§ **GIVEN INSTRUCTION**: Retype nothing except the lines below from the one with "Rebuild this chart" through the one with "from matplotlib.ticker import", exactly, with images left out.

(Records from a dataset)
= = = = = = =
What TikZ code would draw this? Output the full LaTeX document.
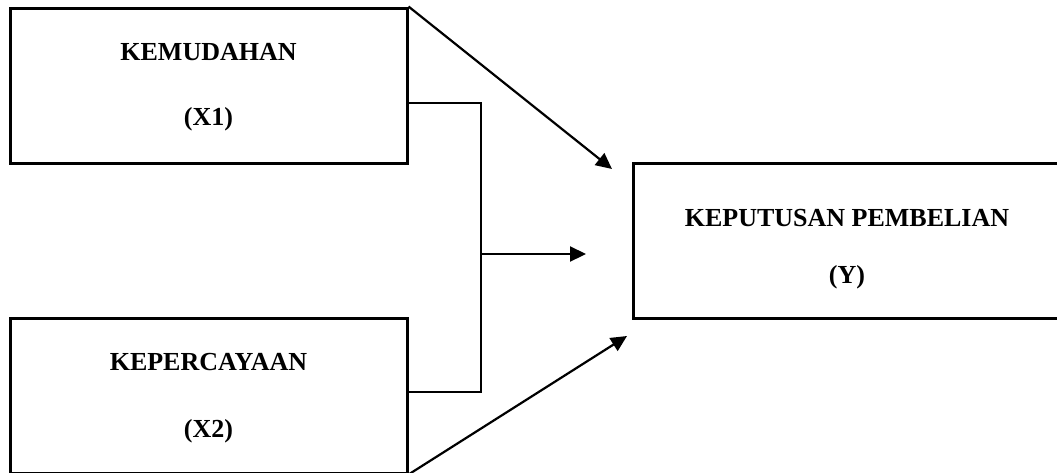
\documentclass[tikz,border=0pt]{standalone}
\usepackage{fontspec}
\setmainfont{Liberation Serif}
\usetikzlibrary{arrows.meta}

\begin{document}
\begin{tikzpicture}[x=1pt, y=-1pt,
    varbox/.style={draw, line width=3pt, minimum height=155pt, inner sep=0pt},
    vartext/.style={align=center, font=\bfseries\fontsize{26}{31}\selectfont},
    conn/.style={line width=2.2pt},
    arr/.style={conn, -{Triangle[length=16pt, width=15pt]}}]
    % page area; the boxes run past the right and bottom edge
    \clip (0,0) rectangle (1057,472);

    \node[varbox, minimum width=397pt] (x1) at (208.5,85.5) {};
    \node[varbox, minimum width=397pt] (x2) at (208.5,395.5) {};
    \node[varbox, minimum width=428pt] (y) at (847,240.5) {};

    \node[vartext] (x1text) at ([yshift=-2pt]x1.center) {KEMUDAHAN\\[34pt](X1)};
    \node[vartext] (x2text) at ([yshift=-3pt]x2.center) {KEPERCAYAAN\\[36pt](X2)};
    \node[vartext] (ytext) at ([yshift=-9pt]y.center) {KEPUTUSAN PEMBELIAN\\[26pt](Y)};

    % free ends of the arrows, just short of the Y box
    \coordinate (join) at (481,254);
    \coordinate (yin1) at (612,169);
    \coordinate (yin2) at (586,254);
    \coordinate (yin3) at (627,336);

    \draw[arr] (x1.north east) -- (yin1);
    \draw[arr] (x2.south east) -- (yin3);
    \draw[conn] ([yshift=-17.5pt]x1.east) -| (join) |- ([yshift=3.5pt]x2.east);
    \draw[arr] (join) -- (yin2);
\end{tikzpicture}
\end{document}
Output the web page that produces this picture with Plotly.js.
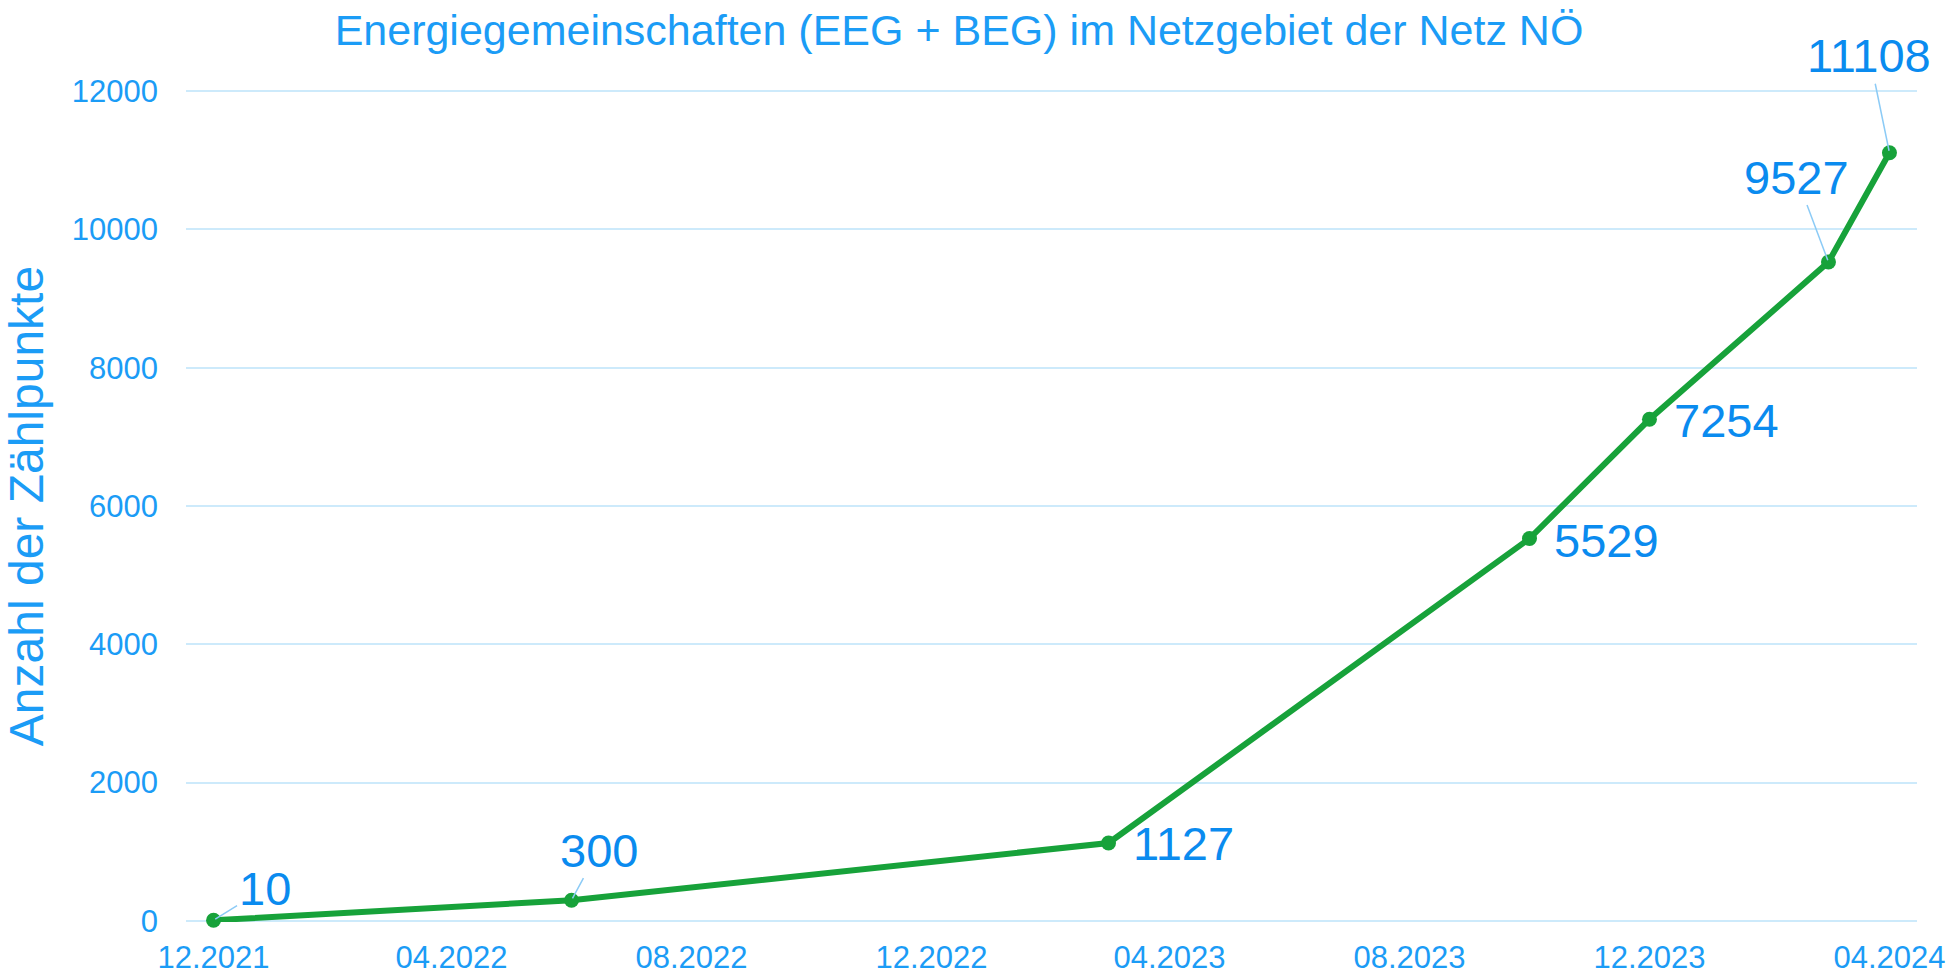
<!DOCTYPE html>
<html>
<head>
<meta charset="utf-8">
<script src="https://cdn.plot.ly/plotly-3.0.1.min.js"></script>
<style>
  html, body { margin: 0; padding: 0; background: #ffffff; }
  #chart { width: 1952px; height: 976px; }
</style>
</head>
<body>
<div id="chart"></div>
<script>
// ---- data ----
const months = ["2021-12-01", "2022-06-01", "2023-03-01", "2023-10-01", "2023-12-01", "2024-03-01", "2024-04-01"];
const zaehlpunkte = [10, 300, 1127, 5529, 7254, 9527, 11108];
const xTickVals = ["2021-12-01", "2022-04-01", "2022-08-01", "2022-12-01", "2023-04-01", "2023-08-01", "2023-12-01", "2024-04-01"];
const xTickText = ["12.2021", "04.2022", "08.2022", "12.2022", "04.2023", "08.2023", "12.2023", "04.2024"];
const yTickVals = [0, 2000, 4000, 6000, 8000, 10000, 12000];
const titleText = "Energiegemeinschaften (EEG + BEG) im Netzgebiet der Netz NÖ";
const yTitleText = "Anzahl der Zählpunkte";

// ---- label placement (pixel offsets from point; style only) ----
const labelOffsets = [
  {ax: 51, ay: -32, leader: true},
  {ax: 27, ay: -50, leader: true},
  {ax: 75, ay: 0, leader: false},
  {ax: 77, ay: 2, leader: false},
  {ax: 77, ay: 1, leader: false},
  {ax: -32, ay: -85, leader: true},
  {ax: -20, ay: -97, leader: true}
];

const FONT = "Liberation Sans, Arial, sans-serif";
const LIGHT_BLUE = "#1B9CF6";
const LABEL_BLUE = "#0A8BEF";
const GREEN = "#17A23A";
const GRID = "#CDEAFB";

const annotations = months.map((m, i) => {
  const o = labelOffsets[i];
  const base = {
    x: m, y: zaehlpunkte[i], xref: "x", yref: "y",
    text: String(zaehlpunkte[i]),
    font: {family: FONT, size: 47, color: LABEL_BLUE}
  };
  if (o.leader) {
    return Object.assign(base, {
      showarrow: true, arrowhead: 0, arrowwidth: 1.5, arrowcolor: "#8CCBF6",
      ax: o.ax, ay: o.ay, standoff: 2
    });
  }
  return Object.assign(base, {showarrow: false, xshift: o.ax, yshift: -o.ay});
});

const trace = {
  type: "scatter",
  mode: "lines+markers",
  x: months,
  y: zaehlpunkte,
  line: {color: GREEN, width: 6},
  marker: {color: GREEN, size: 15},
  cliponaxis: false,
  hoverinfo: "x+y"
};

const layout = {
  width: 1952,
  height: 976,
  paper_bgcolor: "#ffffff",
  plot_bgcolor: "#ffffff",
  margin: {l: 186, r: 35, t: 90, b: 54},
  showlegend: false,
  font: {family: FONT, color: LIGHT_BLUE},
  title: {
    text: titleText,
    font: {family: FONT, size: 43, color: LIGHT_BLUE},
    xref: "container", yref: "container",
    x: 959 / 1952, xanchor: "center",
    y: 1 - 30 / 976, yanchor: "middle"
  },
  xaxis: {
    type: "date",
    range: ["2021-11-17", "2024-04-15"],
    tickmode: "array",
    tickvals: xTickVals,
    ticktext: xTickText,
    tickfont: {family: FONT, size: 31, color: LIGHT_BLUE},
    showgrid: false,
    zeroline: false,
    showline: false,
    ticks: "",
    ticklabelstandoff: 14
  },
  yaxis: {
    range: [-15, 12015],
    tickmode: "array",
    tickvals: yTickVals,
    ticktext: yTickVals.map(String),
    tickfont: {family: FONT, size: 31, color: LIGHT_BLUE},
    showgrid: true,
    gridcolor: GRID,
    gridwidth: 2,
    zeroline: false,
    showline: false,
    ticks: "",
    ticklabelstandoff: 27,
    title: {
      text: yTitleText,
      font: {family: FONT, size: 48, color: LIGHT_BLUE},
      standoff: 14
    }
  },
  annotations: annotations
};

Plotly.newPlot("chart", [trace], layout, {displayModeBar: false, staticPlot: true});
</script>
</body>
</html>
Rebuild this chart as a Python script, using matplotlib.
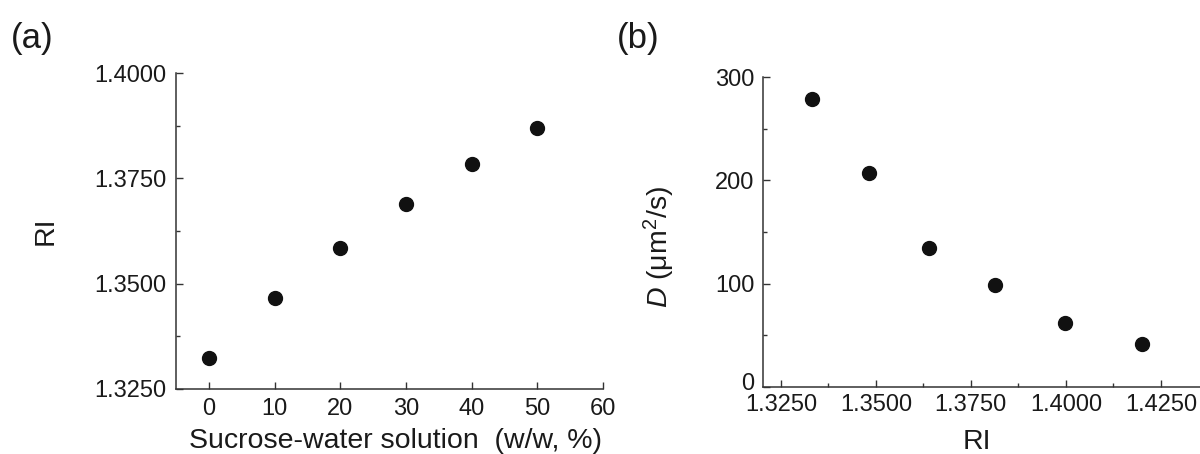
import matplotlib
matplotlib.use("Agg")
import matplotlib.pyplot as plt
import matplotlib.transforms as mtransforms
from matplotlib.ticker import MultipleLocator, FormatStrFormatter

plt.rcParams['font.family'] = ['Liberation Sans', 'DejaVu Sans']
plt.rcParams['mathtext.fontset'] = 'custom'
plt.rcParams['mathtext.rm'] = 'Liberation Sans'
plt.rcParams['mathtext.it'] = 'Liberation Sans:italic'

# Panel (a) data
sucrose_pct = [0, 10, 20, 30, 40, 50]
ri_a = [1.3324, 1.3465, 1.3584, 1.3690, 1.3785, 1.3870]

# Panel (b) data
ri_b = [1.3333, 1.3482, 1.3640, 1.3813, 1.3998, 1.4200]
diff_coef = [279, 207, 134, 99, 62, 41]

ink = '#1a1a1a'
tick_fs = 17
label_fs = 20.5

fig = plt.figure(figsize=(12, 4.54), dpi=100)

ax1 = fig.add_axes([0.1467, 0.1432, 0.5025 - 0.1467, 0.8392 - 0.1432])
ax2 = fig.add_axes([0.6358, 0.1483, 1.0 - 0.6358, 0.8297 - 0.1483])

for ax in (ax1, ax2):
    for s in ('top', 'right'):
        ax.spines[s].set_visible(False)
    for s in ('left', 'bottom'):
        ax.spines[s].set_linewidth(1.1)
        ax.spines[s].set_color('#333333')
    ax.tick_params(which='both', direction='in', colors='#333333',
                   labelcolor=ink, labelsize=tick_fs, width=1.0)
    ax.tick_params(which='major', length=5)
    ax.tick_params(which='minor', length=3)

# Panel (a)
ax1.plot(sucrose_pct, ri_a, 'o', color='#111111', markersize=10)
ax1.set_xlim(-5, 60)
ax1.set_ylim(1.325, 1.400)
ax1.xaxis.set_major_locator(MultipleLocator(10))
ax1.yaxis.set_major_locator(MultipleLocator(0.025))
ax1.yaxis.set_minor_locator(MultipleLocator(0.0125))
ax1.yaxis.set_major_formatter(FormatStrFormatter('%.4f'))
ax1.tick_params(axis='y', pad=7)
ax1.tick_params(axis='x', pad=6.5)
ax1.set_xlabel('Sucrose-water solution  (w/w, %)', fontsize=label_fs, color=ink)
ax1.set_ylabel('RI', fontsize=label_fs, color=ink)
ax1.xaxis.label.set_va('baseline')
ax1.xaxis.set_label_coords(0.513, -0.187)
ax1.yaxis.set_label_coords(-0.274, 0.5)

# Panel (b)
ax2.plot(ri_b, diff_coef, 'o', color='#111111', markersize=10)
ax2.set_xlim(1.3203, 1.4353)
ax2.set_ylim(0, 300)
ax2.xaxis.set_major_locator(MultipleLocator(0.025))
ax2.xaxis.set_minor_locator(MultipleLocator(0.0125))
ax2.xaxis.set_major_formatter(FormatStrFormatter('%.4f'))
ax2.yaxis.set_major_locator(MultipleLocator(100))
ax2.yaxis.set_minor_locator(MultipleLocator(50))
ax2.tick_params(axis='y', pad=6)
ax2.tick_params(axis='x', pad=5.5)
ax2.set_xlabel('RI', fontsize=label_fs, color=ink)
ax2.set_ylabel(r'$\mathit{D}$ (μm$^{2}$/s)', fontsize=label_fs, color=ink)
ax2.xaxis.label.set_va('baseline')
ax2.xaxis.set_label_coords(0.49, -0.200)
ax2.yaxis.set_label_coords(-0.197, 0.452)

# nudge the "0" tick label of panel (b) up slightly so it clears the x tick labels
fig.canvas.draw()
for lbl in ax2.get_yticklabels():
    if lbl.get_text() == '0':
        lbl.set_transform(lbl.get_transform() +
                          mtransforms.ScaledTranslation(0, 4 / 72, fig.dpi_scale_trans))

fig.text(11 / 1200, 1 - 22 / 454, '(a)', fontsize=25, color=ink, ha='left', va='top')
fig.text(617 / 1200, 1 - 22 / 454, '(b)', fontsize=25, color=ink, ha='left', va='top')

fig.savefig('out.png', dpi=100)
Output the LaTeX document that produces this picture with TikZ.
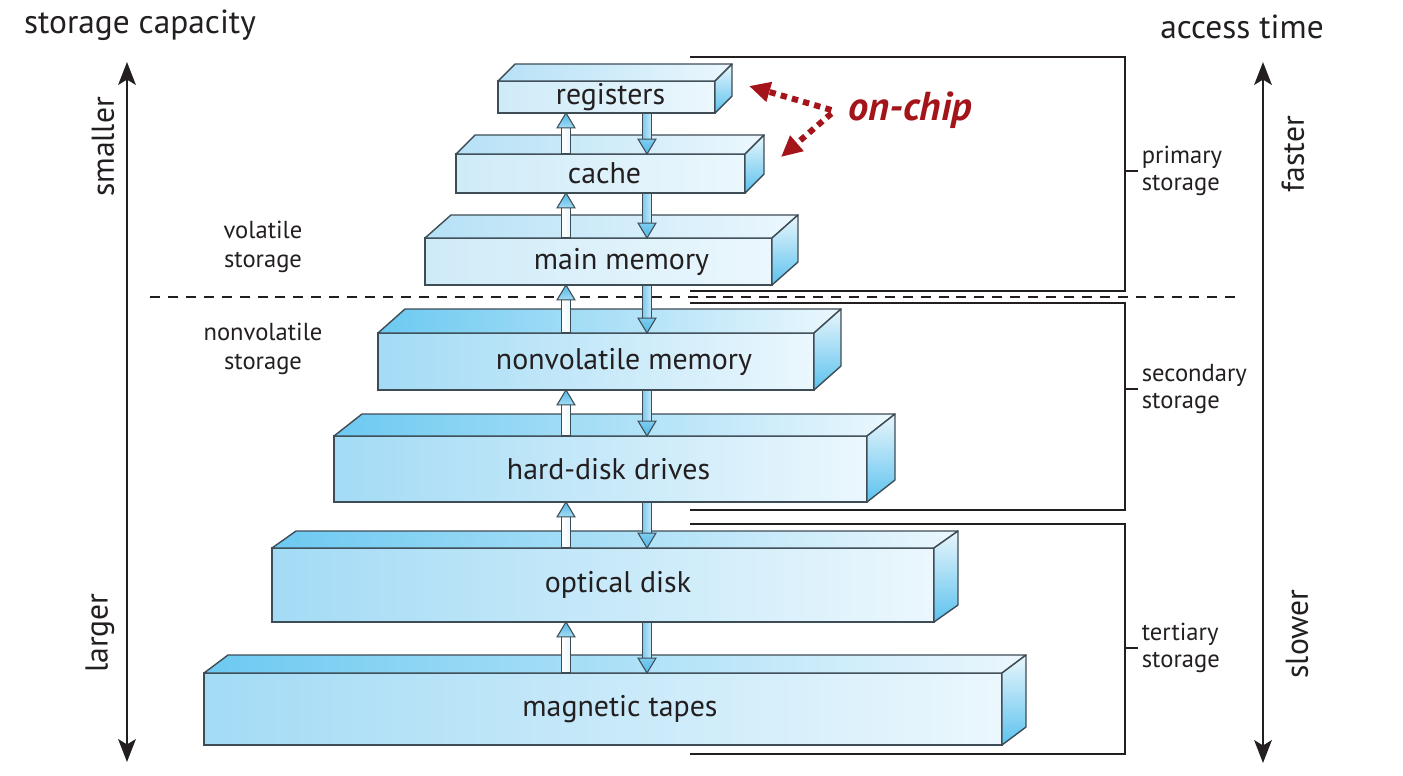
\documentclass[tikz,border=0pt]{standalone}
\usepackage{fontspec}
\setmainfont{PT Sans}
\usepackage{xcolor}
\usepackage{tikz}
\usetikzlibrary{arrows.meta,calc}

\definecolor{boxline}{HTML}{3E4C56}
\definecolor{inktext}{HTML}{231F20}
\definecolor{frontdark}{HTML}{A3DBF5}
\definecolor{frontlight}{HTML}{EBF7FD}
\definecolor{topdark}{HTML}{6CC9F1}
\definecolor{volfront}{HTML}{CFEBF8}
\definecolor{voltop}{HTML}{B6E1F6}
\definecolor{sidelight}{HTML}{E9F6FC}
\definecolor{sidedark}{HTML}{5CC2EE}
\definecolor{headblue}{HTML}{4DB9E8}
\definecolor{shaftblue}{HTML}{7FCCEE}
\definecolor{chipred}{HTML}{A3151A}

\tikzset{
  level/.style={draw=boxline, line width=0.8pt, inner sep=0pt, outer sep=0pt},
  levellabel/.style={text=inktext, inner sep=0pt, font=\fontsize{17}{20}\selectfont},
  boxedge/.style={draw=boxline, line width=0.8pt, line join=round},
  upshaft/.style={draw=boxline, line width=0.6pt, left color=white, right color=frontlight},
  uphead/.style={draw=boxline, line width=0.6pt, top color=headblue, bottom color=shaftblue!70},
  downshaft/.style={draw=boxline, line width=0.6pt, left color=shaftblue, right color=shaftblue!45},
  downhead/.style={draw=boxline, line width=0.6pt, top color=shaftblue, bottom color=headblue},
  bracketline/.style={line width=1.4pt, draw=inktext},
  sidelabel/.style={text=inktext, align=left, inner sep=2pt, font=\fontsize{14}{15.5}\selectfont},
  leftlabel/.style={text=inktext, align=center, font=\fontsize{14}{16.5}\selectfont},
  bigtitle/.style={text=inktext, font=\fontsize{19}{22}\selectfont},
  axislabel/.style={text=inktext, rotate=90, font=\fontsize{18}{20}\selectfont},
  axisarrow/.style={line width=1.4pt, draw=inktext,
    {Stealth[length=13pt,width=10pt,inset=3pt]}-{Stealth[length=13pt,width=10pt,inset=3pt]}},
  chiparrow/.style={draw=chipred, line width=3.4pt, dash pattern=on 3.6pt off 3pt,
    -{Triangle[length=12pt,width=11pt]}}
}

\begin{document}
\begin{tikzpicture}[x=0.02cm, y=-0.02cm]
\useasboundingbox (0,0) rectangle (1403,775);

% volatile / nonvolatile border
\draw[line width=1.1pt, inktext, dash pattern=on 5.7pt off 4.5pt] (150,297) -- (1240,297);

% the levels of the hierarchy
\foreach \n/\l/\r/\t/\b/\dx/\dy/\fc/\tc/\sh/\txt in {
  reg/498/715/81/113/17/17/volfront/voltop/4/registers,
  cache/456/745/154/193/19/19/volfront/voltop/4/cache,
  main/425/772/238/285/26/23/volfront/voltop/23/main memory,
  nvm/378/814/333/390/27/24/frontdark/topdark/28/nonvolatile memory,
  hdd/334/867/436/502/28/22/frontdark/topdark/8/hard-disk drives,
  opt/272/934/548/622/24/17/frontdark/topdark/15/optical disk,
  tape/204/1002/673/745/24/18/frontdark/topdark/17/magnetic tapes}
{
  \node[level, minimum width={(\r-\l)*0.02cm}, minimum height={(\b-\t)*0.02cm},
    left color=\fc, right color=frontlight] (\n) at ({(\l+\r)/2},{(\t+\b)/2}) {};
  \draw[boxedge, left color=\tc, right color=frontlight] (\n.north west) -- ++(\dx,-\dy)
    -- ([shift={(\dx,-\dy)}]\n.north east) -- (\n.north east) -- cycle;
  \draw[boxedge, top color=sidelight, bottom color=sidedark] (\n.north east) -- ++(\dx,-\dy)
    -- ([shift={(\dx,-\dy)}]\n.south east) -- (\n.south east) -- cycle;
  \node[levellabel] (\n-text) at ([shift={(\sh,0)}]\n.center) {\txt};
}

% transfer arrows between levels
\coordinate (upx) at (566,0);
\coordinate (downx) at (647,0);

\foreach \a/\b in {reg/cache, cache/main, main/nvm, nvm/hdd, hdd/opt, opt/tape}
{
  \draw[upshaft] let \p1=(\b.north -| upx), \p2=(\a.south -| upx) in
    (\x1-2.3pt,\y1) -- (\x1-2.3pt,\y2-8.5pt) -- (\x1+2.3pt,\y2-8.5pt) -- (\x1+2.3pt,\y1) -- cycle;
  \draw[uphead] let \p2=(\a.south -| upx) in
    (\x2-5.1pt,\y2-8.5pt) -- (\x2,\y2) -- (\x2+5.1pt,\y2-8.5pt) -- cycle;
  \draw[downshaft] let \p1=(\b.north -| downx), \p2=(\a.south -| downx) in
    (\x2-2.3pt,\y2) -- (\x2-2.3pt,\y1+8.5pt) -- (\x2+2.3pt,\y1+8.5pt) -- (\x2+2.3pt,\y2) -- cycle;
  \draw[downhead] let \p1=(\b.north -| downx) in
    (\x1-5.1pt,\y1+8.5pt) -- (\x1,\y1) -- (\x1+5.1pt,\y1+8.5pt) -- cycle;
}

% storage classes on the right
\coordinate (brx) at (1125,0);
\draw[bracketline] (690,57) -| (1125,291) -- (690,291);
\draw[bracketline] (690,303) -| (1125,510) -- (690,510);
\draw[bracketline] (690,524) -| (1125,754) -- (690,754);

\node[sidelabel, anchor=west] (prim) at (1138,171) {primary\\storage};
\node[sidelabel, anchor=west] (sec) at (1138,389) {secondary\\storage};
\node[sidelabel, anchor=west] (tert) at (1138,648) {tertiary\\storage};
\foreach \s in {prim, sec, tert}
  \draw[bracketline] (\s.west -| brx) -- (\s.west);

\node[leftlabel] (vol) at (263,247) {volatile\\storage};
\node[leftlabel] (nonvol) at (263,349) {nonvolatile\\storage};

% the two scales
\node[bigtitle] (capacity) at (140,25) {storage capacity};
\node[bigtitle] (access) at (1242,27) {access time};

\coordinate (captop) at (127,62);
\coordinate (capbot) at (127,762);
\coordinate (timetop) at (1263,62);
\coordinate (timebot) at (1263,763);
\draw[axisarrow] (captop) -- (capbot);
\draw[axisarrow] (timetop) -- (timebot);

\node[axislabel] (small) at (103,147) {smaller};
\node[axislabel] (large) at (100,633) {larger};
\node[axislabel] (fast) at (1293,154) {faster};
\node[axislabel] (slow) at (1297,634) {slower};

% on-chip marker
\node[text=chipred, font=\fontsize{23}{26}\selectfont\bfseries\itshape] (onchip) at (910,110) {on-chip};
\coordinate (regtip) at (749,86);
\coordinate (cachetip) at (781,157);
\draw[chiparrow] ([xshift=-6pt]onchip.west) -- (regtip);
\draw[chiparrow] ([xshift=-6pt,yshift=-2pt]onchip.west) -- (cachetip);

\end{tikzpicture}
\end{document}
= = = = = = =
§ **THE REPLY**:
Rebuild this chart as a Python script, using matplotlib.
import matplotlib
matplotlib.use("Agg")
import matplotlib.pyplot as plt
import matplotlib.transforms as mtransforms
from matplotlib.ticker import MultipleLocator, FormatStrFormatter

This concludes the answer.